Boomkat Product Review:
Rivers collects in album form the two recent 12" vinyl releases (Retina and Iris) from Swedish duo Wildbirds & Peacedrums.
For this new venture, Swedish duo Wildbirds & Peacedrums expand their singular, percussion-heavy sound with the recruitment of the Schola Cantorum Reykjavik Chamber Choir, who have previously worked with Bjork on her all-vocal album, Medulla. In fact the Icelandic connection doesn't end there: the EP features arrangement from Hildur Guðnadótir, recording by Ben Frost and production from the latter's Bedroom Community pal, Valgeir Sigurðsson. The outcome of all this is a brilliant five-song release that hopefully gives some indication of the direction this band might head in next. As ever, vocalist Mariam Wallentin leads the way with a bewitchingly charismatic performance, and Andreas Werliin imposes a structural backbone via his drums, but the choral elements really add to the duo's music. It might be said that the ordinarily very fulsome and versatile percussive elements are ever so slightly impoverished by this new direction, but it's a trade-off that works well, particularly on 'Fight For Me' which locks onto a memorably mighty thud.

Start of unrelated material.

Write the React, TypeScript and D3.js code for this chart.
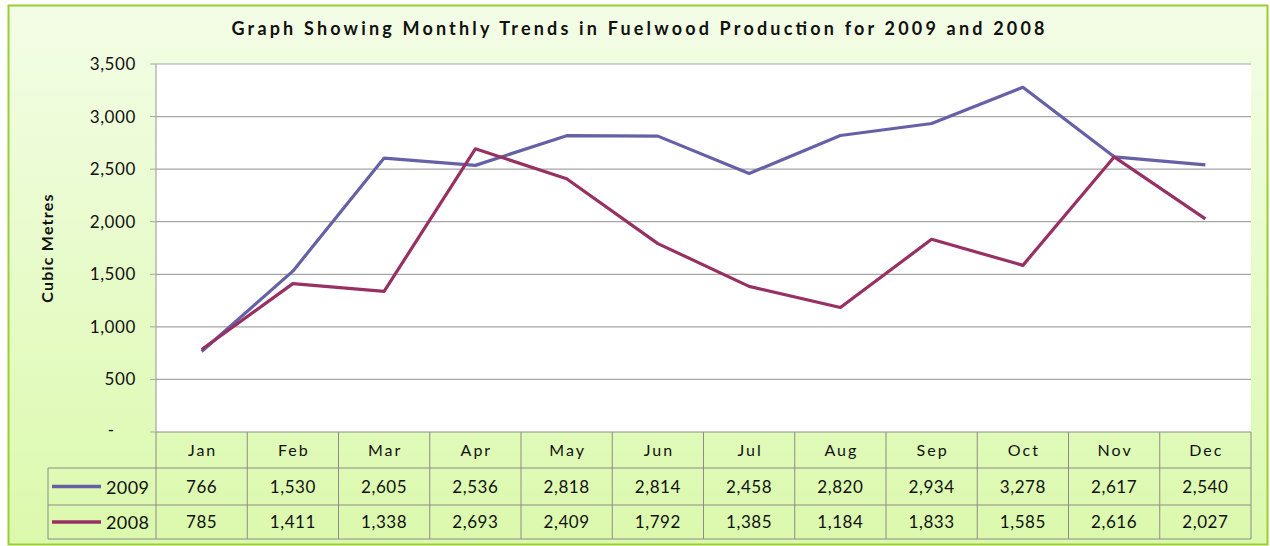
import React from "react";
import * as d3 from "d3";

const months = ["Jan", "Feb", "Mar", "Apr", "May", "Jun", "Jul", "Aug", "Sep", "Oct", "Nov", "Dec"];
const values2009 = [766, 1530, 2605, 2536, 2818, 2814, 2458, 2820, 2934, 3278, 2617, 2540];
const values2008 = [785, 1411, 1338, 2693, 2409, 1792, 1385, 1184, 1833, 1585, 2616, 2027];
const yTicks = [0, 500, 1000, 1500, 2000, 2500, 3000, 3500];
const seriesNames = ["2009", "2008"];
const seriesColors = ["#6661A6", "#983163"];
const title = "Graph Showing Monthly Trends in Fuelwood Production for 2009 and 2008";
const yLabel = "Cubic Metres";

export default function App() {
  const W = 1270, H = 546;
  const left = 156, right = 1251, top = 64, bottom = 432;
  const x = d3.scaleBand<string>().domain(months).range([left, right]);
  const y = d3.scaleLinear().domain([0, 3500]).range([bottom, top]);
  const fmt = d3.format(",");
  const line = d3.line<number>().x((_, i) => x(months[i])! + x.bandwidth() / 2).y((d) => y(d));
  const series = [values2009, values2008];
  const rowY = [432, 468, 505, 539];
  const font = "Lato, 'Open Sans', sans-serif";
  const gridColor = "#A6A6A6";
  const tableLine = "#8C8C8C";

  return (
    <svg width={W} height={H} style={{ position: "absolute", left: 0, top: 0 }} fontFamily={font}>
      <defs>
        <linearGradient id="bg" x1="0" y1="0" x2="0" y2="1">
          <stop offset="0" stopColor="#F3FDE6" />
          <stop offset="1" stopColor="#DBF9AC" />
        </linearGradient>
      </defs>
      <rect x={8.5} y={5.5} width={1259} height={539} fill="url(#bg)" stroke="#9ACD32" strokeWidth={2} />
      <text x={638} y={35} textAnchor="middle" fontSize={18} fontWeight="bold" fill="#111"
        textLength={813} lengthAdjust="spacing">{title}</text>
      <rect x={left} y={top} width={right - left} height={bottom - top} fill="#fff" />
      {yTicks.map((t) => (
        <g key={t}>
          {t > 0 && <line x1={left} x2={right} y1={y(t)} y2={y(t)} stroke={gridColor} strokeWidth={1.2} />}
          <line x1={left - 6} x2={left} y1={y(t)} y2={y(t)} stroke={gridColor} />
          {t === 0 ? (
            <text x={111} y={y(t) + 4} textAnchor="middle" fontSize={17} fill="#111">-</text>
          ) : (
            <text x={136} y={y(t) + 6} textAnchor="end" fontSize={17} fill="#111" letterSpacing={0.6}>{fmt(t)}</text>
          )}
        </g>
      ))}
      <line x1={left} x2={left} y1={top} y2={bottom} stroke={gridColor} strokeWidth={1.2} />
      <text transform={`translate(53,${(top + bottom) / 2}) rotate(-90)`} textAnchor="middle" fontSize={16}
        fontWeight="bold" fill="#111" letterSpacing={1.2}>{yLabel}</text>
      {series.map((s, i) => (
        <path key={i} d={line(s)!} fill="none" stroke={seriesColors[i]} strokeWidth={3.2} strokeLinejoin="round" />
      ))}
      {/* data table */}
      <line x1={left} x2={right} y1={rowY[0]} y2={rowY[0]} stroke={tableLine} />
      <line x1={48} x2={right} y1={rowY[1]} y2={rowY[1]} stroke={tableLine} />
      <line x1={48} x2={right} y1={rowY[2]} y2={rowY[2]} stroke={tableLine} />
      <line x1={48} x2={right} y1={rowY[3]} y2={rowY[3]} stroke={tableLine} />
      <line x1={48} x2={48} y1={rowY[1]} y2={rowY[3]} stroke={tableLine} />
      {months.map((m) => (
        <line key={m} x1={x(m)!} x2={x(m)!} y1={rowY[0]} y2={rowY[3]} stroke={tableLine} />
      ))}
      <line x1={right} x2={right} y1={rowY[0]} y2={rowY[3]} stroke={tableLine} />
      {months.map((m) => (
        <text key={m} x={x(m)! + x.bandwidth() / 2 + 1} y={(rowY[0] + rowY[1]) / 2 + 6} textAnchor="middle"
          fontSize={16} fill="#111" letterSpacing={2}>{m}</text>
      ))}
      {series.map((s, i) => (
        <g key={i}>
          <line x1={52} x2={101} y1={(rowY[i + 1] + rowY[i + 2]) / 2} y2={(rowY[i + 1] + rowY[i + 2]) / 2}
            stroke={seriesColors[i]} strokeWidth={3.5} />
          <text x={106} y={(rowY[i + 1] + rowY[i + 2]) / 2 + 7} fontSize={18} fill="#111" letterSpacing={0.4}>{seriesNames[i]}</text>
          {s.map((v, j) => (
            <text key={j} x={x(months[j])! + x.bandwidth() / 2} y={(rowY[i + 1] + rowY[i + 2]) / 2 + 6}
              textAnchor="middle" fontSize={17} fill="#111" letterSpacing={0.6}>{fmt(v)}</text>
          ))}
        </g>
      ))}
    </svg>
  );
}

While Retina was recorded in a Reykjavik church with the Schola Cantorum Chamber Choir, this release sees Wildbirds & Peacedrums reverting to their conventional duo line-up, with Andreas Werliin playing drums and percussion while Mariam Wallentin undertakes some fairly major multitasking: singing while playing steel drums and an organ bass pedal. Once again, Bedroom Community mainstays Valgeir Sigurðsson and Ben Frost are in charge of recording and mixing duties, but this time it all takes place within the facilities of Greenhouse Studios. Despite the more controlled production environment you really get a sense of this duo's stunning presence as a live act, and Wallentin's ability to carve out a strong, melodically coherent song using such minimal and often abstract accompaniment is truly something to behold. The strongest entries are the songs bookending the EP: 'The Wave' establishes a memorable chorus from the vantage point of a slow tempo and methodical bass intervals, while closing track 'The Well' has real urgency and kinetic energy about it, building to a climax full of thrashing cymbals and flurrying steel drum work.